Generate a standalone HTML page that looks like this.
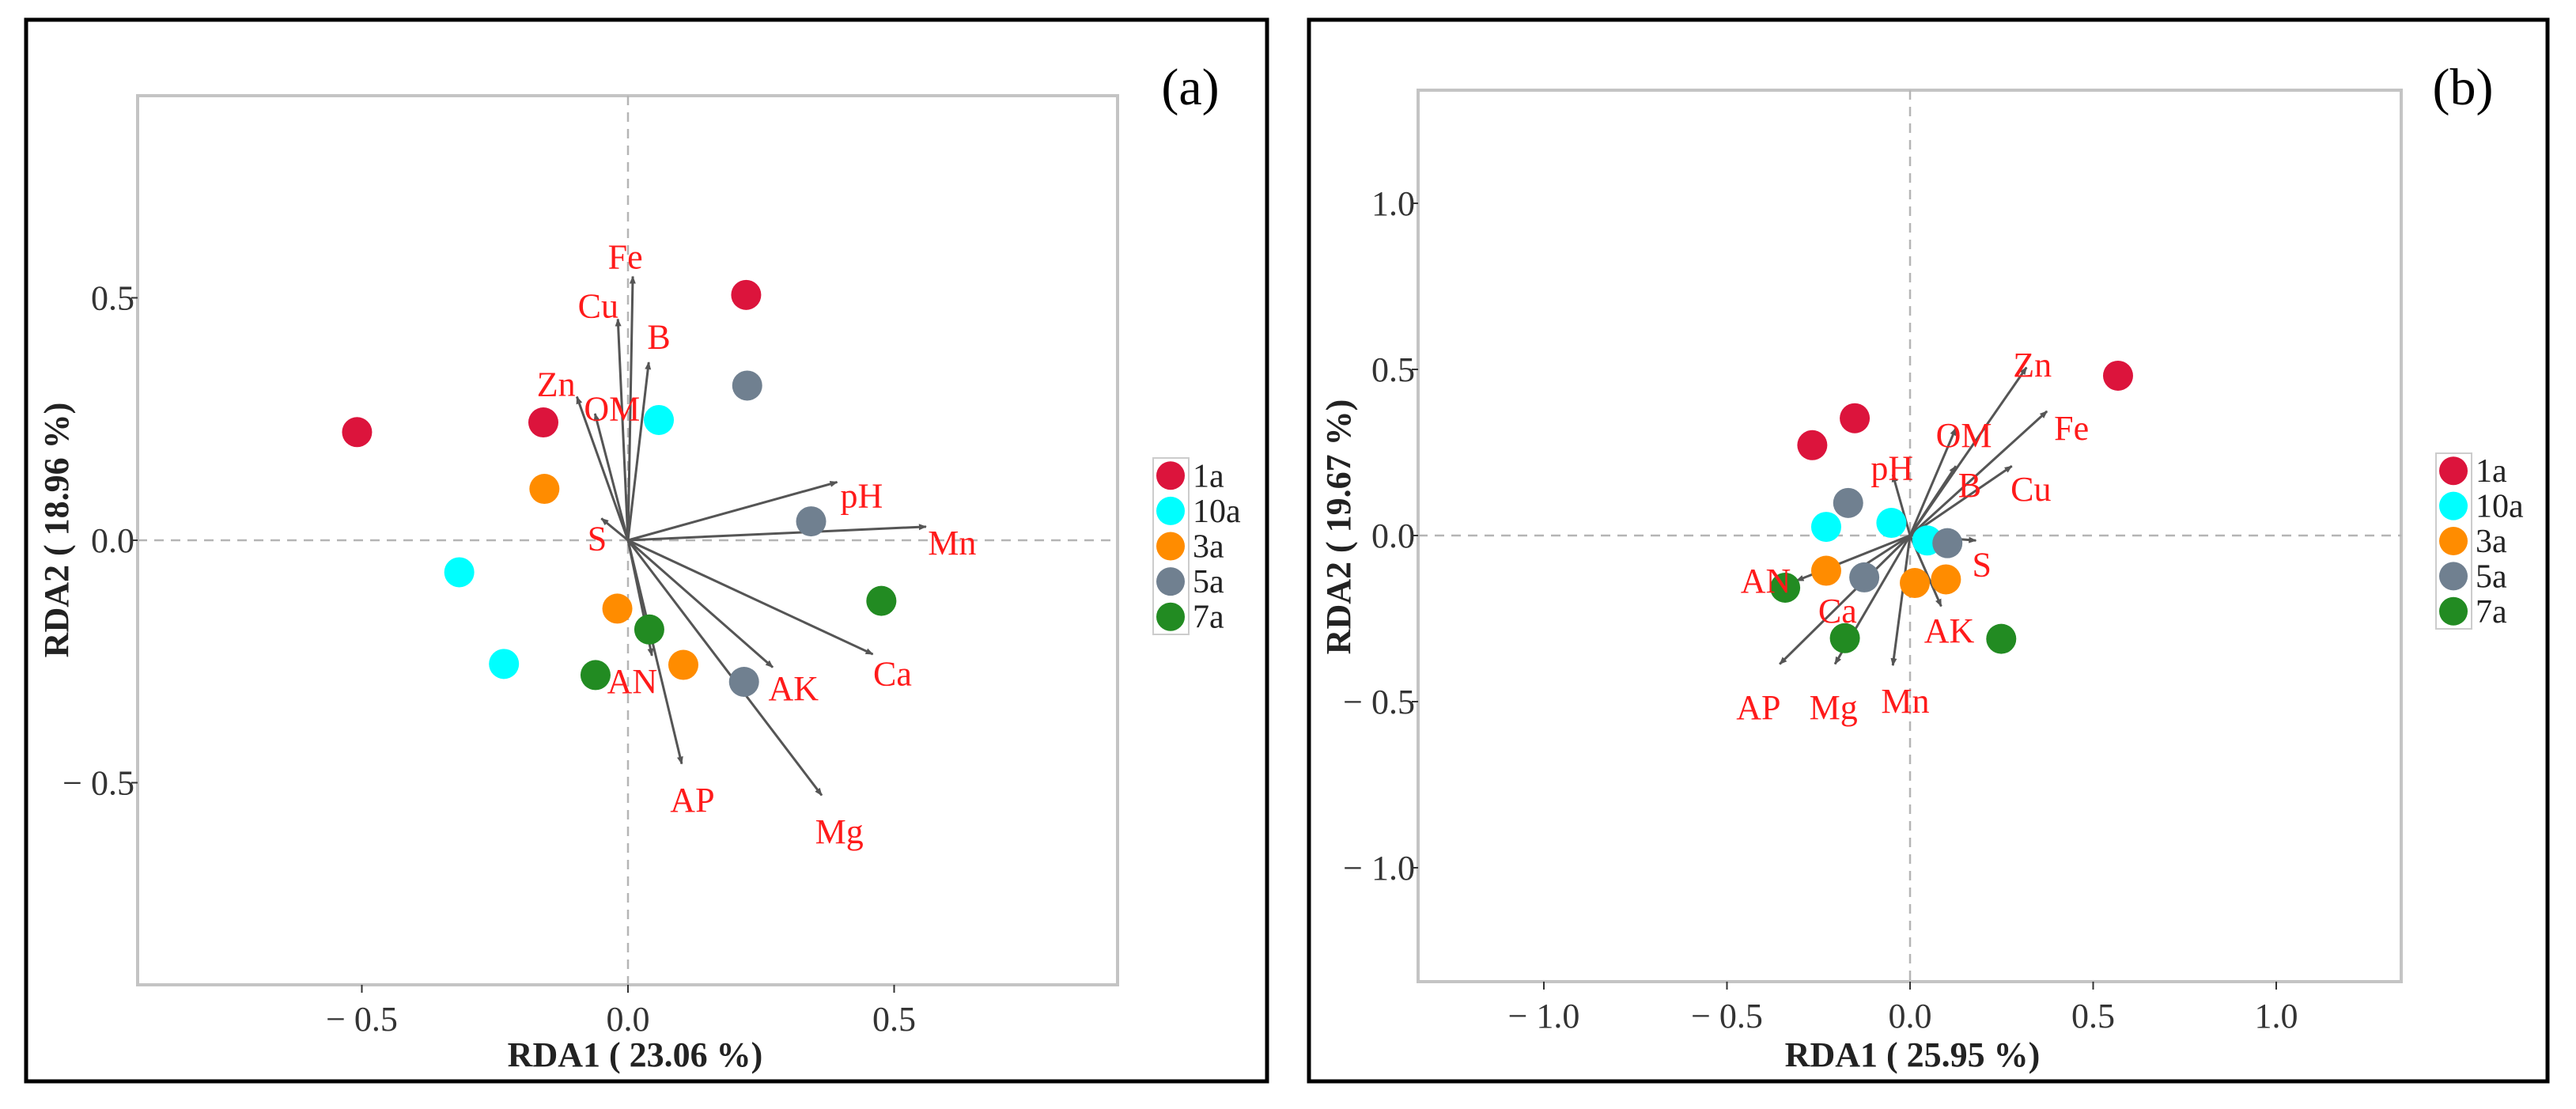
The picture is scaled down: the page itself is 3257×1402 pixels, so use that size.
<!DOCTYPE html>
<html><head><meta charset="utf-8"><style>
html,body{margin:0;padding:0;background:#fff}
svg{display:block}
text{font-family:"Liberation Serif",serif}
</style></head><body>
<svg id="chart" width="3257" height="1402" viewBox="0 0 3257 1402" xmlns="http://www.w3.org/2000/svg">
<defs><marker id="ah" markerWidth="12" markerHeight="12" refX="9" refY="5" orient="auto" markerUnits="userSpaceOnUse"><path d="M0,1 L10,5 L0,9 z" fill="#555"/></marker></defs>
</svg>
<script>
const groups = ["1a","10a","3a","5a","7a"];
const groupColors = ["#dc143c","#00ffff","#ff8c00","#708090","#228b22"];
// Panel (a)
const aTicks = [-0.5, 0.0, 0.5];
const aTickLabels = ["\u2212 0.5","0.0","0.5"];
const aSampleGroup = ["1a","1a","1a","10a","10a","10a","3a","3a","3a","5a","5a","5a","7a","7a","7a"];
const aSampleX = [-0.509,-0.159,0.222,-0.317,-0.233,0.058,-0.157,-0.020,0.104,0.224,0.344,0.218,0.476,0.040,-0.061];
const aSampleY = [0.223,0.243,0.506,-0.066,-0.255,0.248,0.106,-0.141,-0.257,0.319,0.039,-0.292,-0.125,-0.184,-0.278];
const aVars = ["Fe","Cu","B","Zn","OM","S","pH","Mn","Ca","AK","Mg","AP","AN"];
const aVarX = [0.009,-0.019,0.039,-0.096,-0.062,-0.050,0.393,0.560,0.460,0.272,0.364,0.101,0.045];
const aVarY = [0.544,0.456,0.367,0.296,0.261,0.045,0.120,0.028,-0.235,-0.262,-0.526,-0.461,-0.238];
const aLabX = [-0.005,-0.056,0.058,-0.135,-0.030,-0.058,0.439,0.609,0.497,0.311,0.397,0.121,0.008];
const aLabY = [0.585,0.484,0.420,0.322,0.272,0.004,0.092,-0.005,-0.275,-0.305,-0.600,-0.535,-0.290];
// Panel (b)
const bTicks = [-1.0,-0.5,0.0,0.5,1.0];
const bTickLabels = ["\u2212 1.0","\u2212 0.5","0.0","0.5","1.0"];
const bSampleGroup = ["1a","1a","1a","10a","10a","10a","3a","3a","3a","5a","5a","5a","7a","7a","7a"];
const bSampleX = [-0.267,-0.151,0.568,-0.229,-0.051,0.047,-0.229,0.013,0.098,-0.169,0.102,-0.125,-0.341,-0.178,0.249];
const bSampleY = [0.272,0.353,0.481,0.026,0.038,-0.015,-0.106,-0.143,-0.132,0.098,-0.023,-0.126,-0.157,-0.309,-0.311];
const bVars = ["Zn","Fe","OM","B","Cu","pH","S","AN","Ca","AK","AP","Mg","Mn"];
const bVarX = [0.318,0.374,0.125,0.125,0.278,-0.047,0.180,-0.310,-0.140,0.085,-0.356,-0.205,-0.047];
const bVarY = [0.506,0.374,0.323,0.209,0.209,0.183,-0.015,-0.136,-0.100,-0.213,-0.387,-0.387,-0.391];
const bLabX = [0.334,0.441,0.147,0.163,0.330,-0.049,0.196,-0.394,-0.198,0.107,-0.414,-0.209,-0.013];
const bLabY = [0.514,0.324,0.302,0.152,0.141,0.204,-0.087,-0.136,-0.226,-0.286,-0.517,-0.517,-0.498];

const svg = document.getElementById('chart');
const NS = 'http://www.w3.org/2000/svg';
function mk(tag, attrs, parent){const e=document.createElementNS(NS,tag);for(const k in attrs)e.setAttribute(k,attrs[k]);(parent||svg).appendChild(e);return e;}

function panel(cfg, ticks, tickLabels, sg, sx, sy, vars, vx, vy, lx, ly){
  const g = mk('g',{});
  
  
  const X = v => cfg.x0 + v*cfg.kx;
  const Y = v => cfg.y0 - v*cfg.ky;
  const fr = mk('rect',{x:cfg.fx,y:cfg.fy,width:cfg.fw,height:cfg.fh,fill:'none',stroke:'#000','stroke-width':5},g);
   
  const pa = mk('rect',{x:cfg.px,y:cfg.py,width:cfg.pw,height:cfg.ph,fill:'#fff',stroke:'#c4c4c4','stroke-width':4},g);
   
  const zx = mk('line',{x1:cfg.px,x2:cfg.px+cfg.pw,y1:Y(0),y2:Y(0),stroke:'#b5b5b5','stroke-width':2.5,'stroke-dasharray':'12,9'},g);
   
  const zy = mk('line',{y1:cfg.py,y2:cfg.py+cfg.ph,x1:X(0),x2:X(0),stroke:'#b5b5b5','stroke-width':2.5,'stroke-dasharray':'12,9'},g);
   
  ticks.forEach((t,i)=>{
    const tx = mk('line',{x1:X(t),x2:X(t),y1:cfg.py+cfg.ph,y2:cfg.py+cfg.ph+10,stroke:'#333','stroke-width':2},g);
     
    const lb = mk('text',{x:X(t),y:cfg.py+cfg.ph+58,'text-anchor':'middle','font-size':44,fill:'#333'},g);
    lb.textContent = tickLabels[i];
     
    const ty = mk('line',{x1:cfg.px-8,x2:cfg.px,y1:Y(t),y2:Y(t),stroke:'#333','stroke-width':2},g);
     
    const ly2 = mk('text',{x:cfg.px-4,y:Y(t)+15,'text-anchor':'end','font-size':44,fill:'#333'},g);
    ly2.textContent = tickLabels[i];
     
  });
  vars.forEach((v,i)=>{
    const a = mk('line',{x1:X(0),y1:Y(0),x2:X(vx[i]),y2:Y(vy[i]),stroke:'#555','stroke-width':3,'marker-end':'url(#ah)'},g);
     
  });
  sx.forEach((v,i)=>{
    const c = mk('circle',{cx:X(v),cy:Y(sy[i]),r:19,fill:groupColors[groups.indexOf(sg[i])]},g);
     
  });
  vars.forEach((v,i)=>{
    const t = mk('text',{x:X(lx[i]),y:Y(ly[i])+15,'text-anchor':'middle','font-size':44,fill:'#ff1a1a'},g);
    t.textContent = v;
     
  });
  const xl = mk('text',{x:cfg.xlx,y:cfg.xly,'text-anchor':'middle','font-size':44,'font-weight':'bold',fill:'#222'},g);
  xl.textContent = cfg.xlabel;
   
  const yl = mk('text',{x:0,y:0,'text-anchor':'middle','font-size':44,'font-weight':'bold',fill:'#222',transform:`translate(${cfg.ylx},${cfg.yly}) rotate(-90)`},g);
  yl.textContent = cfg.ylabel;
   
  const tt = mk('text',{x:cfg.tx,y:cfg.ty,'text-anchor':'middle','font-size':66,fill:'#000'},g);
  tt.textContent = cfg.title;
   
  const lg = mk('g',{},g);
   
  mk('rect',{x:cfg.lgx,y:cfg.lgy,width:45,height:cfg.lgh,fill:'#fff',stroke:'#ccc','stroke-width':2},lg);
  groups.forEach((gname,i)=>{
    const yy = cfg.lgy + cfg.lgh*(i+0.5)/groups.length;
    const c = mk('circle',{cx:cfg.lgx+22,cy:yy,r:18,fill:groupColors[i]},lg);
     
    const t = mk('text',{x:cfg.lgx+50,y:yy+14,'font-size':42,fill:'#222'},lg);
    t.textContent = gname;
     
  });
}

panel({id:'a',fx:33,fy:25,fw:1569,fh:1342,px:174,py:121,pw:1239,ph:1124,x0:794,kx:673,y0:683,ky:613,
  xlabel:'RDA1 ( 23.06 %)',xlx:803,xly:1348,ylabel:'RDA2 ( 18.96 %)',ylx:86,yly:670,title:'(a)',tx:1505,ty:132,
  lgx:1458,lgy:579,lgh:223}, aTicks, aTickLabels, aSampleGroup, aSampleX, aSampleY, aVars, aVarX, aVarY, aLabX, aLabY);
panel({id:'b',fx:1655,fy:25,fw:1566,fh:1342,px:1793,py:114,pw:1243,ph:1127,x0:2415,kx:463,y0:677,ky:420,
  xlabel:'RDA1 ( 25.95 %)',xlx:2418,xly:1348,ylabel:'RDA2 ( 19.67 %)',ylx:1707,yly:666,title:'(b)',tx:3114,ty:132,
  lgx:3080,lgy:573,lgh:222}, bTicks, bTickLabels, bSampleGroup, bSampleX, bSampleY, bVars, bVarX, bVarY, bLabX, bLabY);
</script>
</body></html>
# # # #
— STATED TASK —
List every line above containing the word "page".

— SOLUTION FOR THIS EXERCISE —
Generate a standalone HTML page that looks like this.
The picture is scaled down: the page itself is 3257×1402 pixels, so use that size.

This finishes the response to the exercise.